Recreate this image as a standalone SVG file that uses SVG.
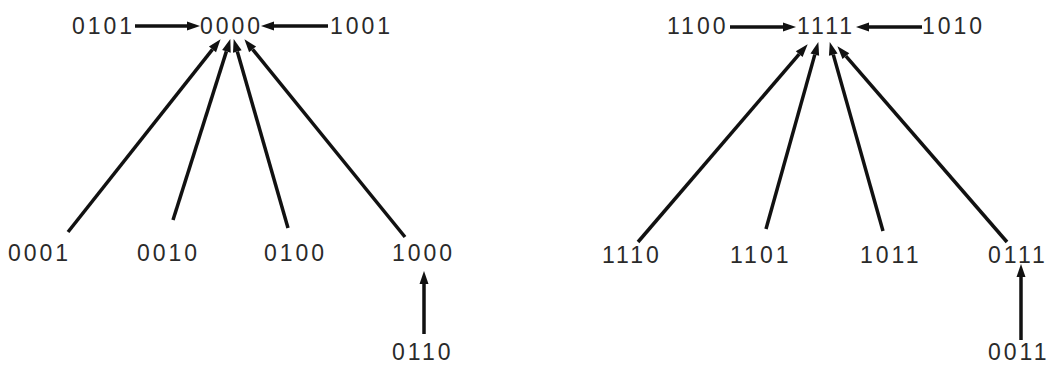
<svg xmlns="http://www.w3.org/2000/svg" width="1060" height="366" viewBox="0 0 1060 366">
<style>
.n{font-family:"Liberation Sans",Arial,sans-serif;font-size:23px;fill:#2a2a2a;letter-spacing:3px}
.c line{stroke:#111;stroke-width:3.5;marker-end:url(#ah)}
</style>
<defs>
<marker id="ah" markerUnits="userSpaceOnUse" viewBox="0 -5 14 10" markerWidth="14" markerHeight="10" refX="0" refY="0" orient="auto" overflow="visible">
<path d="M0,-4.5 L13,0 L0,4.5 Z" fill="#111"/>
</marker>
</defs>
<rect width="1060" height="366" fill="#fff"/>
<g id="connectors" class="c">
<line x1="135" y1="26" x2="187" y2="26"/>
<line x1="328" y1="26" x2="274" y2="26"/>
<line x1="68" y1="232" x2="212.5" y2="49.4"/>
<line x1="173" y1="220" x2="226.4" y2="51.4"/>
<line x1="288" y1="228" x2="237.3" y2="51.5"/>
<line x1="405" y1="237" x2="252.6" y2="49.3"/>
<line x1="424" y1="334" x2="424" y2="284"/>
<line x1="730" y1="27" x2="783" y2="27"/>
<line x1="922" y1="27" x2="869" y2="27"/>
<line x1="638" y1="242" x2="799.2" y2="54.1"/>
<line x1="766" y1="229" x2="814.8" y2="54.6"/>
<line x1="883" y1="231" x2="833.3" y2="54.6"/>
<line x1="1007" y1="242" x2="845.9" y2="56.1"/>
<line x1="1021" y1="340" x2="1021" y2="277"/>
</g>
<g id="n0101"><text class="n" x="72" y="34">0101</text></g>
<g id="n0000"><text class="n" x="200" y="34">0000</text></g>
<g id="n1001"><text class="n" x="330" y="34">1001</text></g>
<g id="n0001"><text class="n" x="8" y="261">0001</text></g>
<g id="n0010"><text class="n" x="137" y="261">0010</text></g>
<g id="n0100"><text class="n" x="264" y="261">0100</text></g>
<g id="n1000"><text class="n" x="392" y="261">1000</text></g>
<g id="n0110"><text class="n" x="392" y="360">0110</text></g>
<g id="n1100"><text class="n" x="667" y="34">1100</text></g>
<g id="n1111"><text class="n" x="797" y="34">1111</text></g>
<g id="n1010"><text class="n" x="922" y="34">1010</text></g>
<g id="n1110"><text class="n" x="602" y="263">1110</text></g>
<g id="n1101"><text class="n" x="730" y="263">1101</text></g>
<g id="n1011"><text class="n" x="860" y="263">1011</text></g>
<g id="n0111"><text class="n" x="988" y="263">0111</text></g>
<g id="n0011"><text class="n" x="988" y="360">0011</text></g>
</svg>
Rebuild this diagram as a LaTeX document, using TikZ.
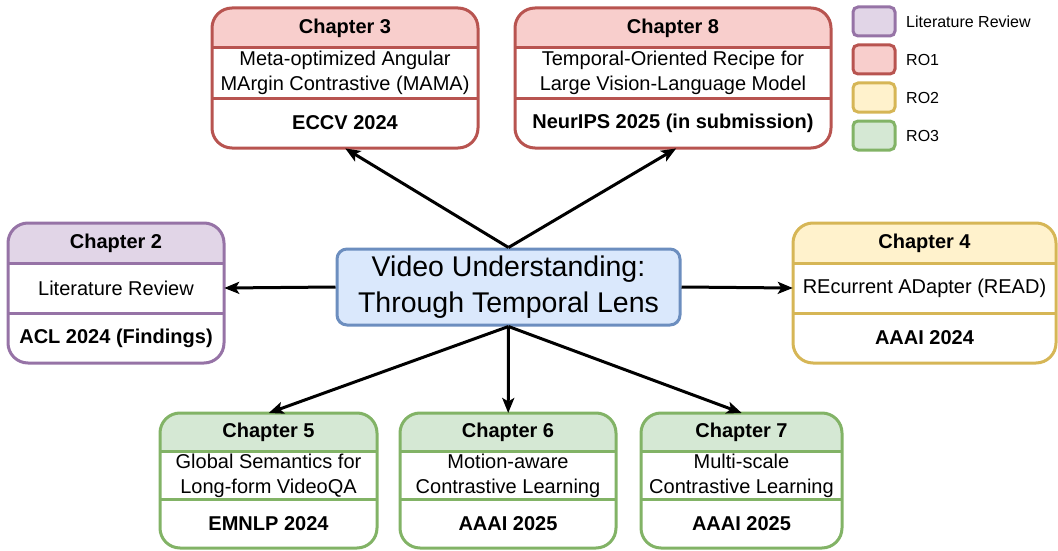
\documentclass[tikz,border=0pt]{standalone}
\usepackage{fontspec}
\setmainfont{Liberation Sans}
\usetikzlibrary{arrows.meta}
\definecolor{purF}{HTML}{E1D5E7}\definecolor{purL}{HTML}{9673A6}
\definecolor{redF}{HTML}{F8CECC}\definecolor{redL}{HTML}{B85450}
\definecolor{yelF}{HTML}{FFF2CC}\definecolor{yelL}{HTML}{D6B656}
\definecolor{grnF}{HTML}{D5E8D4}\definecolor{grnL}{HTML}{82B366}
\definecolor{bluF}{HTML}{DAE8FC}\definecolor{bluL}{HTML}{6C8EBF}
\tikzset{
  boxtext/.style={font=\fontsize{20}{25}\selectfont, align=center, inner sep=0pt},
  boldtext/.style={font=\fontsize{20}{25}\selectfont\bfseries, align=center, inner sep=0pt},
  legtext/.style={font=\fontsize{16}{19}\selectfont, anchor=west, inner sep=0pt},
  legbox/.style={line width=3pt, rounded corners=5pt, minimum width=42pt, minimum height=29pt, inner sep=0pt},
  arr/.style={line width=3pt, -{Stealth[length=15pt,width=12pt,inset=3.5pt]}},
}
% #1 name, #2 x1, #3 y1, #4 x2, #5 y2, #6 colour prefix, #7 title, #8 text, #9 venue
\newcommand{\chapbox}[9]{%
  \pgfmathsetmacro\hy{#3+(#5-#3)*0.2857}%
  \pgfmathsetmacro\my{#3+(#5-#3)*0.643}%
  \pgfmathsetmacro\cx{(#2+#4)/2}%
  \node[fill=white, rounded corners=20pt, inner sep=0pt, anchor=north west,
        minimum width=#4pt-#2pt, minimum height=#5pt-#3pt] (#1) at (#2,#3) {};
  \begin{scope}
    \clip[rounded corners=20pt] (#2,#3) rectangle (#4,#5);
    \fill[#6F] (#2,#3) rectangle (#4,\hy);
  \end{scope}
  \draw[#6L, line width=3pt] (#2,\hy) -- (#4,\hy) (#2,\my) -- (#4,\my);
  \draw[#6L, line width=3pt, rounded corners=20pt] (#2,#3) rectangle (#4,#5);
  \node[boldtext] (#1h) at (\cx,{(#3+\hy)/2}) {#7};
  \node[boxtext, minimum width=#4pt-#2pt] (#1t) at (\cx,{(\hy+\my)/2}) {#8};
  \node[boldtext] (#1v) at (\cx,{(\my+#5)/2}) {#9};
}
\begin{document}
\begin{tikzpicture}[x=1pt,y=-1pt]
\useasboundingbox (0,0) rectangle (1058,551);
% chapter boxes
\chapbox{ch3}{212}{8}{478}{148}{red}{Chapter 3}{Meta-optimized Angular\\MArgin Contrastive (MAMA)}{ECCV 2024}
\chapbox{ch8}{515}{8}{831}{148}{red}{Chapter 8}{Temporal-Oriented Recipe for\\Large Vision-Language Model}{NeurIPS 2025 (in submission)}
\chapbox{ch2}{8}{223}{224}{363}{pur}{Chapter 2}{Literature Review}{ACL 2024 (Findings)}
\chapbox{ch4}{793}{223}{1056}{363}{yel}{Chapter 4}{REcurrent ADapter (READ)}{AAAI 2024}
\chapbox{ch5}{160}{413}{377}{548}{grn}{Chapter 5}{Global Semantics for\\Long-form VideoQA}{EMNLP 2024}
\chapbox{ch6}{400}{413}{616}{548}{grn}{Chapter 6}{Motion-aware\\Contrastive Learning}{AAAI 2025}
\chapbox{ch7}{641}{413}{842}{548}{grn}{Chapter 7}{Multi-scale\\Contrastive Learning}{AAAI 2025}
% centre
\node[draw=bluL, fill=bluF, line width=3pt, rounded corners=10pt,
      minimum width=343pt, minimum height=76pt, inner sep=0pt,
      font=\fontsize{28.5}{36}\selectfont, align=center] (cen) at (508.5,287)
      {Video Understanding:\\Through Temporal Lens};
% arrows
\draw[arr] (cen.north) -- (ch3.south);
\draw[arr] (cen.north) -- ([xshift=3pt]ch8.south);
\draw[arr] (cen.west) -- (ch2t.east);
\draw[arr] (cen.east) -- (ch4t.west);
\draw[arr] (cen.south) -- (ch5.north);
\draw[arr] (cen.south) -- (ch6.north);
\draw[arr] (cen.south) -- (ch7.north);
% legend
\node[legbox, draw=purL, fill=purF] (lg1) at (874,21.5) {};
\node[legbox, draw=redL, fill=redF] (lg2) at (874,59.5) {};
\node[legbox, draw=yelL, fill=yelF] (lg3) at (874,97.5) {};
\node[legbox, draw=grnL, fill=grnF] (lg4) at (874,135.5) {};
\node[legtext] (lt1) at (906,21.5) {Literature Review};
\node[legtext] (lt2) at (906,59.5) {RO1};
\node[legtext] (lt3) at (906,97.5) {RO2};
\node[legtext] (lt4) at (906,135.5) {RO3};
\end{tikzpicture}
\end{document}
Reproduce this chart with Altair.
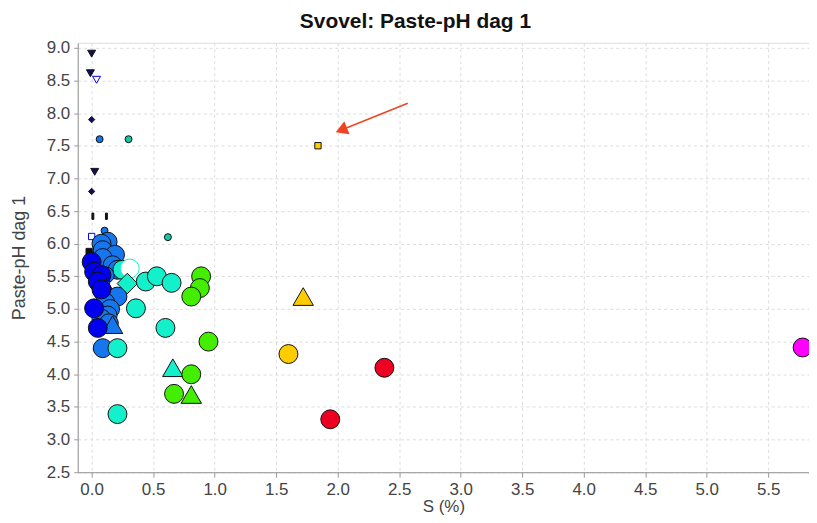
import altair as alt
import pandas as pd

NAVY = "#10105a"
DBLUE = "#0000ee"
BLUE = "#1676ee"
CYAN = "#12f0cc"
TEAL = "#14c8a4"
GREEN = "#44ee00"
YELLOW = "#ffcc00"
RED = "#ee0022"
MAGENTA = "#ff00ff"
BLACK = "#111111"
WHITE = "#ffffff"
BAR = "M-0.3,-1H0.3V1H-0.3Z"

# x = S (%), y = Paste-pH dag 1
xs = [0.00, -0.01, 0.04, 0.00, 0.065, 0.30, 0.025, 0.00, 0.01, 0.12, 0.105, 0.00, 0.62, 1.84, -0.02,
      0.13, 0.08, 0.09, 0.19, 0.09, 0.17, 0.21, 0.12, 0.07, 0.09, 0.21, 0.11, 0.15, 0.13, 0.08, 0.14, 0.09,
      0.17,
      0.00, 0.02, 0.08, 0.05, 0.08, 0.02, 0.05,
      0.25, 0.31, 0.29, 0.44, 0.53, 0.65, 0.36, 0.60, 0.21, 0.21, 0.66,
      0.89, 0.88, 0.81, 0.95, 0.81, 0.67, 0.81,
      1.72, 1.60, 1.94, 2.38, 5.78]
ys = [8.91, 8.61, 8.51, 7.90, 7.60, 7.60, 7.10, 6.80, 6.42, 6.42, 6.20, 6.11, 6.10, 7.50, 5.88,
      6.03, 6.00, 5.90, 5.83, 5.78, 5.67, 5.60, 5.52, 5.40, 5.27, 5.19, 5.10, 5.00, 4.90, 4.85, 4.78, 4.40,
      4.76,
      5.72, 5.57, 5.52, 5.42, 5.30, 5.01, 4.71,
      5.60, 5.62, 5.39, 5.42, 5.50, 5.40, 5.01, 4.71, 4.40, 3.39, 4.10,
      5.50, 5.32, 5.19, 4.50, 4.00, 3.70, 3.69,
      5.19, 4.31, 3.31, 4.10, 4.41]
fills = [NAVY, NAVY, WHITE, NAVY, BLUE, TEAL, NAVY, NAVY, BLACK, BLACK, BLUE, WHITE, TEAL, YELLOW, BLACK] + \
        [BLUE] * 17 + [BLUE] + [DBLUE] * 7 + \
        [CYAN, WHITE, CYAN, CYAN, CYAN, CYAN, CYAN, CYAN, CYAN, CYAN, CYAN] + \
        [GREEN] * 7 + [YELLOW, YELLOW, RED, RED, MAGENTA]
strokes = [BLACK, BLACK, DBLUE, BLACK, BLACK, BLACK, BLACK, BLACK, BLACK, BLACK, BLACK, DBLUE, BLACK, BLACK, BLACK] + \
          [BLACK] * 17 + [BLACK] + [BLACK] * 7 + \
          [BLACK, CYAN] + [BLACK] * 9 + [BLACK] * 7 + [BLACK] * 5
shapes = ["triangle-down", "triangle-down", "triangle-down", "diamond", "circle", "circle", "triangle-down",
          "diamond", BAR, BAR, "circle", "square", "circle", "square", "square"] + \
         ["circle"] * 17 + ["triangle-up"] + ["circle"] * 7 + \
         ["circle", "circle", "diamond", "circle", "circle", "circle", "circle", "circle", "circle", "circle", "triangle-up"] + \
         ["circle", "circle", "circle", "circle", "circle", "circle", "triangle-up"] + \
         ["triangle-up", "circle", "circle", "circle", "circle"]
sizes = [64, 64, 64, 40, 49, 49, 64, 40, 40, 40, 49, 40, 49, 40, 40] + \
        [361] * 7 + [250] + [361] * 9 + [420] + [361] * 7 + \
        [361, 361, 420, 361, 361, 361, 361, 361, 361, 361, 420] + \
        [361, 361, 361, 361, 361, 361, 420] + \
        [420, 361, 361, 361, 361]

# annotation arrow (data units): tail -> head
arrow_x = [2.57, 2.03]
arrow_y = [8.15, 7.74]
arrow_angle = 248

df = pd.DataFrame({"x": xs, "y": ys, "fill": fills, "stroke": strokes,
                   "shape": shapes, "size": sizes, "order": list(range(len(xs)))})
arr = pd.DataFrame({"x": arrow_x, "y": arrow_y})
head = pd.DataFrame({"x": [arrow_x[1]], "y": [arrow_y[1]]})

FONT = "Liberation Sans"
x_ticks = [round(i * 0.5, 1) for i in range(12)]
y_ticks = [round(2.5 + i * 0.5, 1) for i in range(14)]

xscale = alt.Scale(domain=[-0.113, 5.832], nice=False, zero=False)
yscale = alt.Scale(domain=[2.5, 9.076], nice=False, zero=False)

xaxis = alt.Axis(values=x_ticks, format=".1f", grid=True, gridDash=[3, 3],
                 gridColor="#dcdcdc", domainColor="#999999", tickColor="#999999",
                 tickSize=5, labelPadding=4, labelFontSize=17, labelColor="#444444",
                 labelFont=FONT, titleFont=FONT, titleFontSize=17, labelOverlap=False,
                 labelFlush=False, labelBound=False,
                 titleFontWeight="normal", titleColor="#444444", titlePadding=1)
yaxis = alt.Axis(values=y_ticks, format=".1f", grid=True, gridDash=[3, 3],
                 gridColor="#dcdcdc", domainColor="#999999", tickColor="#999999",
                 tickSize=4, labelPadding=4, labelFontSize=17, labelColor="#444444",
                 labelFont=FONT, titleFont=FONT, titleFontSize=18, labelOverlap=False,
                 labelFlush=False, labelBound=False,
                 titleFontWeight="normal", titleColor="#444444", titlePadding=18)


def xenc():
    return alt.X("x:Q", scale=xscale, title="S (%)", axis=xaxis)


def yenc():
    return alt.Y("y:Q", scale=yscale, title="Paste-pH dag 1", axis=yaxis)


points = alt.Chart(df).mark_point(filled=True, opacity=1, strokeWidth=1, clip=False).encode(
    x=xenc(), y=yenc(),
    fill=alt.Fill("fill:N", scale=None),
    stroke=alt.Stroke("stroke:N", scale=None),
    shape=alt.Shape("shape:N", scale=None),
    size=alt.Size("size:Q", scale=None),
    order=alt.Order("order:Q"),
)

line = alt.Chart(arr).mark_line(color="#ee4422", strokeWidth=1.5).encode(x=xenc(), y=yenc())
arrowhead = alt.Chart(head).mark_point(shape="triangle-up", filled=True, color="#ee4422",
                                       size=196, angle=arrow_angle, opacity=1).encode(
    x=xenc(), y=yenc())

chart = alt.layer(points, line, arrowhead).properties(
    width=734, height=431,
    title=alt.TitleParams("Svovel: Paste-pH dag 1", font=FONT, fontSize=21, fontWeight="bold",
                          color="#111111", dx=-28, offset=7),
    autosize=alt.AutoSizeParams(type="none"),
    padding={"left": 70, "top": 34, "right": 0, "bottom": 42},
).configure_view(stroke="#dddddd").configure_axis(labelOverlap=False)

chart.save("out.html", embed_options={"renderer": "svg", "actions": False})
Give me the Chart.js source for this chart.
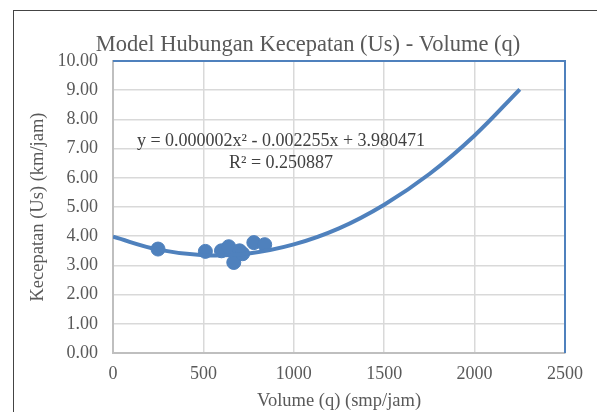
<!DOCTYPE html>
<html>
<head>
<meta charset="utf-8">
<script src="https://cdn.jsdelivr.net/npm/chart.js@4"></script>
<style>
  html, body { margin: 0; padding: 0; background: #fff; }
  #chart { display: block; }
</style>
</head>
<body>
<canvas id="chart" width="597" height="412"></canvas>
<script>
// data
const volume = [249, 511, 600, 640, 668, 700, 717, 779, 839];
const kecepatan = [3.56, 3.48, 3.50, 3.64, 3.10, 3.50, 3.40, 3.78, 3.71];

// trendline as seen on the picture
const trendX = [0, 250, 500, 750, 1000, 1250, 1500, 1750, 2000, 2250];
const trendY = [3.98, 3.54, 3.35, 3.41, 3.72, 4.27, 5.08, 6.13, 7.45, 9.03];

const titleText = 'Model Hubungan Kecepatan (Us) - Volume (q)';
const eqText = 'y = 0.000002x\u00B2 - 0.002255x + 3.980471';
const r2Text = 'R\u00B2 = 0.250887';

const blue = '#4f81bd';
const serif = '"Liberation Serif", "DejaVu Serif", serif';

const decor = {
    id: 'decor',
    beforeDraw(c) {
        const ctx = c.ctx;
        ctx.save();
        ctx.fillStyle = '#fff';
        ctx.fillRect(0, 0, c.width, c.height);
        ctx.strokeStyle = '#444';
        ctx.lineWidth = 1;
        ctx.strokeRect(13.5, 10.5, 700, 500);
        ctx.restore();
    },
    afterDraw(c) {
        const ctx = c.ctx;
        const a = c.chartArea;
        ctx.save();
        // top and right edge of plot area
        ctx.strokeStyle = blue;
        ctx.lineWidth = 2;
        ctx.beginPath();
        ctx.moveTo(a.left, a.top);
        ctx.lineTo(a.right, a.top);
        ctx.lineTo(a.right, a.bottom);
        ctx.stroke();
        // title
        ctx.fillStyle = '#595959';
        ctx.textAlign = 'center';
        ctx.textBaseline = 'middle';
        ctx.font = '22.5px ' + serif;
        ctx.fillText(titleText, 308, 45);
        // trendline label
        ctx.fillStyle = '#404040';
        ctx.font = '18px ' + serif;
        ctx.fillText(eqText, 281, 141);
        ctx.fillText(r2Text, 281, 163);
        ctx.restore();
    }
};

const tickFont = { family: serif, size: 18 };
const axisFont = { family: serif, size: 18.5 };

const chart = new Chart(document.getElementById('chart'), {
    type: 'scatter',
    data: {
        datasets: [{
            type: 'line',
            data: trendX.map((x, i) => ({ x: x, y: trendY[i] })),
            borderColor: blue,
            borderWidth: 4,
            pointRadius: 0,
            tension: 0.4,
            fill: false
        }, {
            data: volume.map((x, i) => ({ x: x, y: kecepatan[i] })),
            backgroundColor: blue,
            borderColor: blue,
            pointRadius: 7,
            pointHoverRadius: 7
        }]
    },
    options: {
        responsive: false,
        animation: false,
        devicePixelRatio: 1,
        layout: { padding: { top: 61, right: 32, bottom: 0, left: 0 } },
        plugins: { legend: { display: false }, tooltip: { enabled: false } },
        scales: {
            x: {
                type: 'linear',
                min: 0, max: 2500,
                afterFit: s => { s.height = 59; },
                ticks: { stepSize: 500, padding: 10, color: '#595959', font: tickFont, callback: v => String(v) },
                grid: { color: '#d9d9d9', lineWidth: 1.5, drawTicks: false },
                border: { color: '#bfbfbf', width: 2 },
                title: { display: true, text: 'Volume (q) (smp/jam)', color: '#595959', font: axisFont, padding: { top: 0, bottom: 0 } }
            },
            y: {
                min: 0, max: 10,
                afterFit: s => { s.width = 113; },
                ticks: { stepSize: 1, padding: 15, color: '#595959', font: tickFont, callback: v => v.toFixed(2) },
                grid: { color: '#d9d9d9', lineWidth: 1.5, drawTicks: false },
                border: { color: '#bfbfbf', width: 2 },
                title: { display: true, text: 'Kecepatan (Us) (km/jam)', color: '#595959', font: axisFont, padding: { top: 27, bottom: 0 } }
            }
        }
    },
    plugins: [decor]
});
</script>
</body>
</html>
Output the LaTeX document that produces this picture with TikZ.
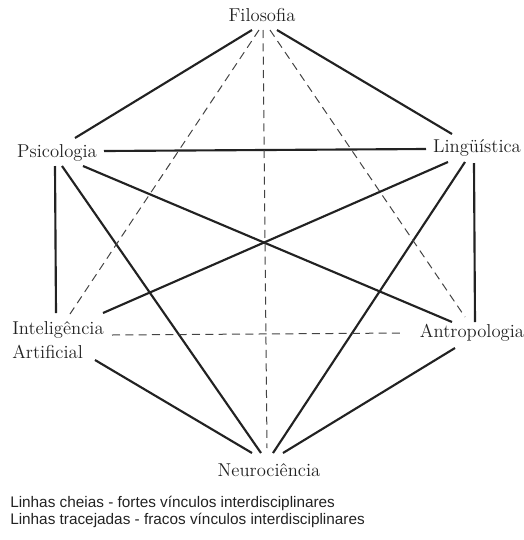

**What this task involves**
Read the entries and pick out all lines that include the word "LaTeX".

**Solved exercise**
Rebuild this diagram as a LaTeX document, using TikZ.
Output the LaTeX document that produces this picture with TikZ.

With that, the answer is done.